How far we’ve come from that era. How archaic that a society once punished people for pulling together in the interests of improving working conditions, that we actually used the full weight of the law to quash attempts at solidarity amongst the working classes.

Despite historic wins for the working classes, things have reversed considerably in the last 30 years. Ever since Margaret Thatcher began her crusade against the unions, opinions have been steadily shifting. Like much of Thatcher’s legacy, she instilled a selfishness amongst the UK electorate, an inability – or unwillingness – to see beyond one’s own circumstances. Whether that be the council house they bought, the shares in British Gas, or Telecom – the post-Thatcher war cry has been that most contemptible phrase “what’s in it for me?”.

I have lost count of the occasions when sensible, ostensibly left wing people complain about unions on the basis that they “already have a good deal”. Yes, they probably do get paid more than you, they probably do have more favourable working conditions than you, but that’s because their union fought tooth and nail over decades to ensure those things.

Look to those who’ve secured a better deal for themselves and ask what they did differently; the answer will probably be that they belonged to a union. Just because your employer treats you poorly, and just because you get paid shoddy wages, doesn’t mean that the rest of the world ought to be brought down to that level – that selfishness is Thatcher’s legacy.

It may well be an inconvenience when workers are striking, especially if those workers provide an essential service. But one of the most fundamental democratic tenets is the right to strike, it is a crucial reminder that no one has a god given right to another person’s labour. But that principle only works where there is solidarity, that is the cornerstone of the labour movement. An individual making a fuss about their wages or their workplace will soon be singled out and reasons can always be found to get rid of them, but an entire workforce cannot be ignored.

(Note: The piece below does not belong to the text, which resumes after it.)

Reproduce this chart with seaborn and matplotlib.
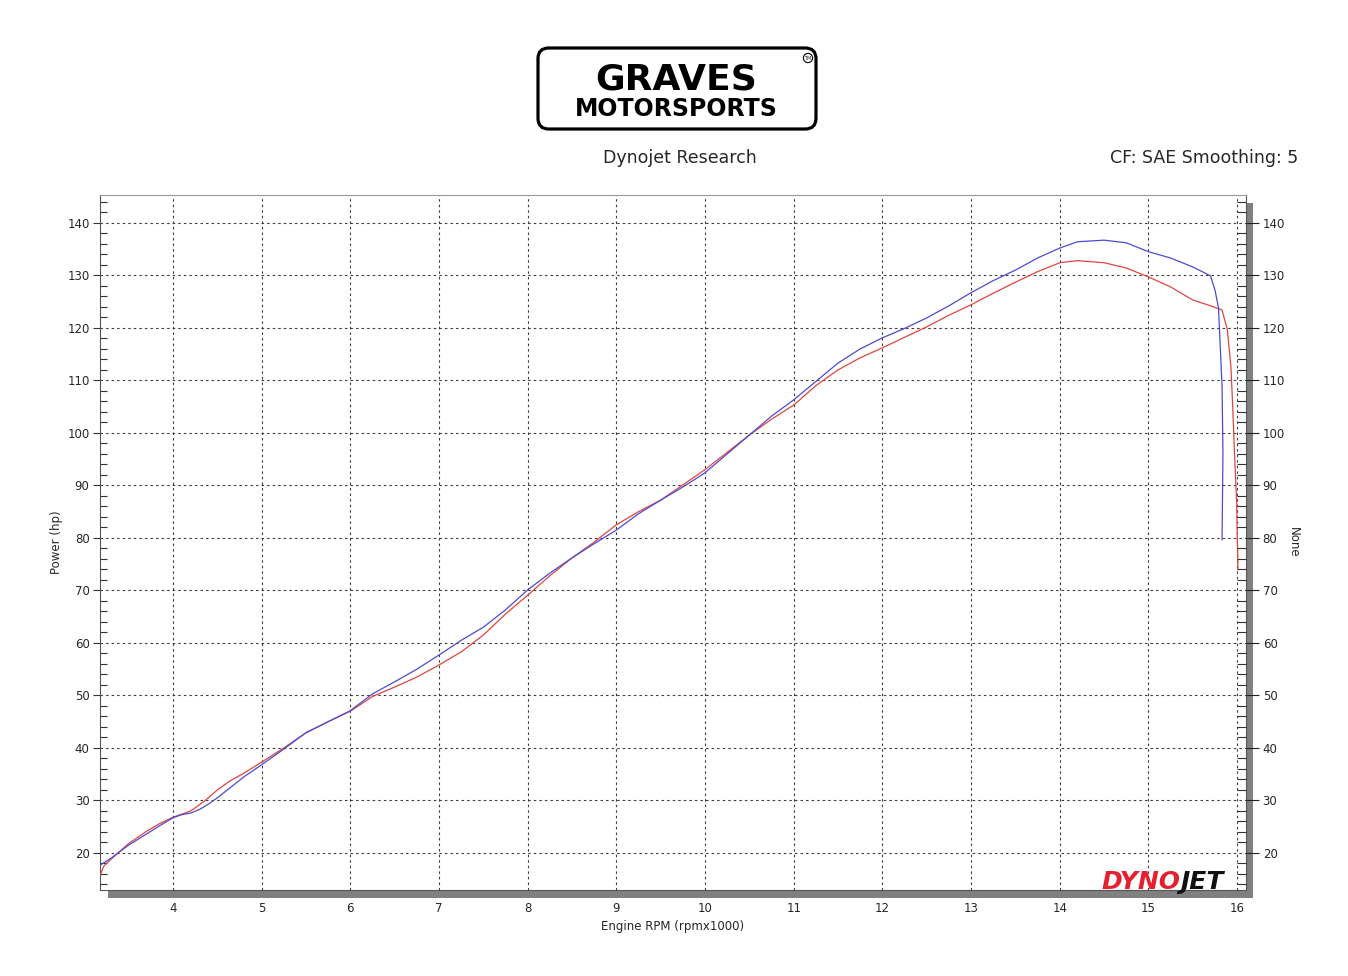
import matplotlib
matplotlib.use("Agg")
import matplotlib.pyplot as plt
import seaborn as sns
import pandas as pd
from matplotlib.patches import Rectangle, FancyBboxPatch
from matplotlib.ticker import MultipleLocator

# run 1 (blue) and run 2 (red), engine rpm x1000 vs power hp
rpm_blue = [3.18, 3.3, 3.38, 3.5, 3.7, 3.85, 4.0, 4.1, 4.2, 4.3, 4.4, 4.5, 4.65, 4.8,
            5.0, 5.25, 5.5, 5.75, 6.0, 6.25, 6.5, 6.75, 7.0, 7.25, 7.5, 7.75, 8.0,
            8.25, 8.5, 8.75, 9.0, 9.25, 9.5, 9.75, 10.0, 10.25, 10.5, 10.75, 11.0,
            11.25, 11.5, 11.75, 12.0, 12.25, 12.5, 12.75, 13.0, 13.25, 13.5, 13.75,
            14.0, 14.2, 14.5, 14.75, 15.0, 15.25, 15.5, 15.7, 15.75, 15.79, 15.83,
            15.84, 15.83]
hp_blue = [17.7, 19.0, 20.0, 21.5, 23.6, 25.2, 26.7, 27.3, 27.6, 28.3, 29.3, 30.5, 32.5, 34.5,
           36.8, 39.8, 42.9, 45.0, 47.1, 50.3, 52.6, 55.0, 57.7, 60.5, 63.0, 66.3, 70.1,
           73.3, 76.2, 78.9, 81.5, 84.6, 87.2, 89.7, 92.4, 96.0, 99.6, 103.2, 106.3,
           109.8, 113.3, 116.0, 118.1, 119.9, 121.9, 124.2, 126.7, 129.0, 131.0, 133.3,
           135.2, 136.4, 136.7, 136.2, 134.5, 133.3, 131.6, 129.9, 127.2, 123.8, 108.8,
           96.2, 79.6]

rpm_red = [3.18, 3.22, 3.3, 3.38, 3.5, 3.7, 3.85, 4.0, 4.2, 4.35, 4.5, 4.65, 4.8, 5.0,
           5.25, 5.5, 5.75, 6.0, 6.25, 6.5, 6.75, 7.0, 7.25, 7.5, 7.75, 8.0, 8.25, 8.5,
           8.75, 9.0, 9.25, 9.5, 9.75, 10.0, 10.25, 10.5, 10.75, 11.0, 11.25, 11.5,
           11.75, 12.0, 12.25, 12.5, 12.75, 13.0, 13.25, 13.5, 13.75, 14.0, 14.2, 14.5,
           14.75, 15.0, 15.25, 15.5, 15.7, 15.83, 15.89, 15.93, 15.95, 15.97, 15.995,
           16.0, 16.01]
hp_red = [15.8, 17.5, 18.8, 20.0, 21.8, 24.1, 25.6, 26.8, 28.0, 29.8, 32.0, 33.8, 35.2, 37.3,
          40.0, 42.9, 45.0, 47.0, 49.8, 51.6, 53.5, 55.8, 58.3, 61.5, 65.5, 69.1, 72.8, 76.2,
          79.2, 82.5, 85.0, 87.2, 90.1, 93.0, 96.3, 99.6, 102.6, 105.3, 109.0, 112.0,
          114.3, 116.2, 118.2, 120.2, 122.4, 124.4, 126.6, 128.7, 130.7, 132.4, 132.8, 132.4,
          131.4, 129.7, 127.8, 125.3, 124.2, 123.4, 119.6, 112.6, 105.0, 96.2, 86.7,
          81.5, 73.9]

sns.set_style("white")
plt.rcParams["font.family"] = ["DejaVu Sans"]

W, H = 1348, 976
fig = plt.figure(figsize=(W / 100, H / 100), dpi=100)


def fx(x):
    return x / W


def fy(y):
    return 1 - y / H


ax = fig.add_axes([fx(100), fy(890), fx(1246) - fx(100), fy(195) - fy(890)])

blue = pd.DataFrame({"rpm": rpm_blue, "hp": hp_blue})
red = pd.DataFrame({"rpm": rpm_red, "hp": hp_red})
sns.lineplot(data=blue, x="rpm", y="hp", sort=False, estimator=None, color="#4b4bd2", lw=0.9, ax=ax, zorder=4)
sns.lineplot(data=red, x="rpm", y="hp", sort=False, estimator=None, color="#e0443f", lw=0.9, ax=ax, zorder=3)

ax.set_xlim(3.177, 16.10)
ax.set_ylim(12.95, 145.3)
ax.xaxis.set_major_locator(MultipleLocator(1))
ax.xaxis.set_minor_locator(MultipleLocator(0.2))
ax.yaxis.set_major_locator(MultipleLocator(10))
ax.yaxis.set_minor_locator(MultipleLocator(2))
ax.set_yticks(range(20, 141, 10))
ax.grid(True, which="major", color="#3a3a3a", lw=0.8, linestyle=(0, (2.2, 2.8)))

ax.tick_params(axis="both", which="major", direction="out", length=5, width=0.8,
               color="#333333", labelsize=8.5, pad=2.5)
ax.tick_params(axis="both", which="minor", direction="in", length=5, width=0.8, color="#333333")
ax.tick_params(axis="x", which="major", pad=4)

for s in ax.spines.values():
    s.set_color("#555555")
    s.set_linewidth(0.8)
ax.spines["top"].set_color("#999999")

ax.set_xlabel("Engine RPM (rpmx1000)", fontsize=8.5, labelpad=3)
ax.set_ylabel("Power (hp)", fontsize=8.5, labelpad=3)

ax2 = ax.twinx()
ax2.set_ylim(ax.get_ylim())
ax2.yaxis.set_major_locator(MultipleLocator(10))
ax2.yaxis.set_minor_locator(MultipleLocator(2))
ax2.set_yticks(range(20, 141, 10))
ax2.tick_params(axis="y", which="major", direction="out", length=9, width=0.8,
                color="#222222", labelsize=8.5, pad=3)
ax2.tick_params(axis="y", which="minor", direction="in", length=6.5, width=0.8, color="#333333")
for s in ax2.spines.values():
    s.set_visible(False)
ax2.set_ylabel("None", rotation=270, fontsize=8.5, labelpad=11)

# grey drop shadow along the bottom and right edges
fig.add_artist(Rectangle((fx(108), fy(898)), fx(1253) - fx(108), fy(891) - fy(898),
                         color="#808080", lw=0, zorder=0))
fig.add_artist(Rectangle((fx(1246), fy(898)), fx(1253) - fx(1246), fy(203) - fy(898),
                         color="#808080", lw=0, zorder=0))

# header texts
fig.text(fx(680), fy(158), "Dynojet Research", ha="center", va="center", fontsize=12.5)
fig.text(fx(1298), fy(158), "CF: SAE Smoothing: 5", ha="right", va="center", fontsize=12.5)

# Graves Motorsports logo
fig.add_artist(FancyBboxPatch((fx(538), fy(129)), fx(816) - fx(538), fy(48) - fy(129),
                              boxstyle="round,pad=0,rounding_size=0.008",
                              mutation_aspect=W / H, fc="white", ec="black", lw=2.3))
fig.text(fx(676), fy(89), "GRAVES", ha="center", va="baseline", fontsize=26,
         fontweight="heavy", color="black")
fig.text(fx(676), fy(116), "MOTORSPORTS", ha="center", va="baseline", fontsize=17,
         fontweight="heavy", color="black")
fig.text(fx(808), fy(58), "TM", ha="center", va="center", fontsize=3.5,
         bbox=dict(boxstyle="circle,pad=0.2", fc="white", ec="black", lw=0.8))

# Dynojet logo
fig.text(fx(1180), fy(882), "DYNO", ha="right", va="center", fontsize=18,
         fontweight="heavy", fontstyle="italic", color="#e5202e", zorder=6)
fig.text(fx(1180), fy(882), "JET", ha="left", va="center", fontsize=18,
         fontweight="heavy", fontstyle="italic", color="#111111", zorder=6)

fig.savefig("out.png", dpi=100)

That is why I would never, ever cross a picket line, regardless of whether I agree with the strike, or the specific dispute which led to it. Solidarity requires that we all have each other’s back.

The right to strike though, is in serious danger, the Conservative Party’s Trades Union Bill seeks to make it harder for unions to strike, but most worryingly of all it wants to change the rules allowing agency workers to break pickets. This is unfair to both the striking workers and the agency staff, and it could very well spell the final days for trade unions in this country.

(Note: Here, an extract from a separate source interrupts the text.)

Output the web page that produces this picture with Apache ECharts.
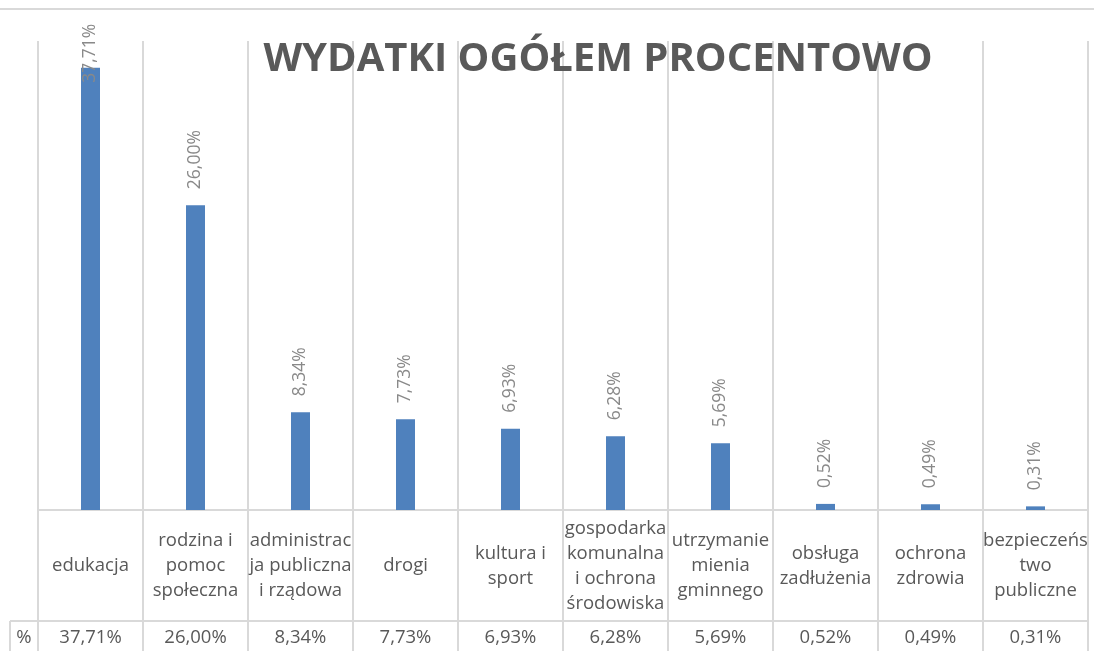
<!DOCTYPE html>
<html>
<head>
<meta charset="utf-8">
<script src="https://cdn.jsdelivr.net/npm/echarts@6/dist/echarts.min.js"></script>
<style>
	html, body { margin: 0; padding: 0; background: #fff; }
	#chart { width: 1094px; height: 651px; }
</style>
</head>
<body>
<div id="chart"></div>
<script>
	// kategorie wydatków (z podziałem na linie jak w tabeli danych)
	var categories = [
		'edukacja',
		'rodzina i\npomoc\nspołeczna',
		'administrac\nja publiczna\ni rządowa',
		'drogi',
		'kultura i\nsport',
		'gospodarka\nkomunalna\ni ochrona\nśrodowiska',
		'utrzymanie\nmienia\ngminnego',
		'obsługa\nzadłużenia',
		'ochrona\nzdrowia',
		'bezpieczeńs\ntwo\npubliczne'
	]
	var values = [37.71, 26.00, 8.34, 7.73, 6.93, 6.28, 5.69, 0.52, 0.49, 0.31]
	var seriesName = '%'
	var titleText = 'WYDATKI OGÓŁEM PROCENTOWO'

	var fontFamily = '"Open Sans", sans-serif'
	var gridColor = '#d9d9d9'
	var textColor = '#595959'

	function fmt(v) {
		return v.toFixed(2).replace('.', ',') + '%'
	}

	var valueLabels = values.map(fmt)

	// pierwszy słupek - etykieta nachodzi na słupek (brak miejsca nad nim)
	var barData = values.map(function (v, i) {
		if (i === 0) {
			return { value: v, label: { distance: -15 } }
		}
		return v
	})

	var chart = echarts.init(document.getElementById('chart'))
	var option = {
		animation: false,
		backgroundColor: '#fff',
		title: {
			text: titleText,
			left: 593,
			top: 35,
			textAlign: 'center',
			textStyle: {
				fontFamily: fontFamily,
				fontSize: 40,
				fontWeight: 'bold',
				color: textColor
			}
		},
		grid: [
			{ left: 38, right: 6, top: 41, bottom: 141 },
			{ left: 38, right: 6, top: 510, bottom: 0 }
		],
		xAxis: [{
			type: 'category',
			gridIndex: 0,
			data: categories,
			axisLine: { lineStyle: { color: gridColor, width: 2 } },
			axisTick: { show: false },
			axisLabel: {
				interval: 0,
				margin: 56,
				verticalAlign: 'middle',
				lineHeight: 25,
				fontSize: 18.5,
				fontFamily: fontFamily,
				color: textColor
			},
			splitLine: { show: true, lineStyle: { color: gridColor, width: 2 } }
		}, {
			type: 'category',
			gridIndex: 1,
			data: valueLabels,
			position: 'bottom',
			axisLine: { show: false },
			axisTick: { show: false },
			axisLabel: {
				interval: 0,
				margin: -13,
				verticalAlign: 'middle',
				fontSize: 18.5,
				fontFamily: fontFamily,
				color: textColor
			},
			splitLine: { show: true, lineStyle: { color: gridColor, width: 2 } }
		}],
		yAxis: [
			{ type: 'value', gridIndex: 0, min: 0, max: 40, show: false },
			{ type: 'value', gridIndex: 1, show: false }
		],
		graphic: [
			{ type: 'line', shape: { x1: 0, y1: 9, x2: 1094, y2: 9 }, style: { stroke: gridColor, lineWidth: 2 } },
			{ type: 'line', shape: { x1: 10, y1: 621, x2: 1088, y2: 621 }, style: { stroke: gridColor, lineWidth: 2 } },
			{ type: 'line', shape: { x1: 10, y1: 621, x2: 10, y2: 651 }, style: { stroke: gridColor, lineWidth: 2 } },
			{
				type: 'text', x: 24, y: 638,
				style: {
					text: seriesName, fill: textColor, font: '18.5px ' + fontFamily,
					textAlign: 'center', textVerticalAlign: 'middle'
				}
			}
		],
		series: [{
			name: seriesName,
			type: 'bar',
			xAxisIndex: 0,
			yAxisIndex: 0,
			barWidth: 19,
			data: barData,
			itemStyle: { color: '#4f81bd' },
			label: {
				show: true,
				position: 'top',
				rotate: 90,
				distance: 16,
				align: 'left',
				verticalAlign: 'middle',
				fontSize: 17.5,
				fontFamily: fontFamily,
				color: '#898989',
				formatter: function (p) { return fmt(p.value) }
			}
		}]
	}
	chart.setOption(option)
</script>
</body>
</html>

Tony Blair’s government did absolutely nothing to reverse Thatcher’s weakening of the unions, despite the Labour Party having been born from the union movement. As Nye Bevan once put it, Labour “grew out of the bowels of the TUC”. But then, it surprises most people to learn that the Labour Party have never in their entire history supported a single strike (so you can add that to the list of “what exactly are Labour for?” questions).

The reality is, that mainstream political parties have no interest in supporting the unions, as there’s no easy votes in it. Thatcher’s children are more concerned with how a strike will inconvenience them, than understanding that those workers play an essential role in their day-to-day. They are more concerned with an idea of fairness that sees anyone who’s doing better than them as someone who ought to be brought down a peg or two: “if I can’t get a pay rise why should they?”

Those people should be careful what they wish for. David Cameron is fighting the corner for Thatcher’s legacy, and its entirely possible that huge swathes of strike action could be outlawed in a matter of years.

So when we start to see workers being carted away and arrested for striking against unfavourable working conditions in the early days of the 21st century, we would do well to consider just how far we’ve actually come since the days of the Tolpuddle Martyrs.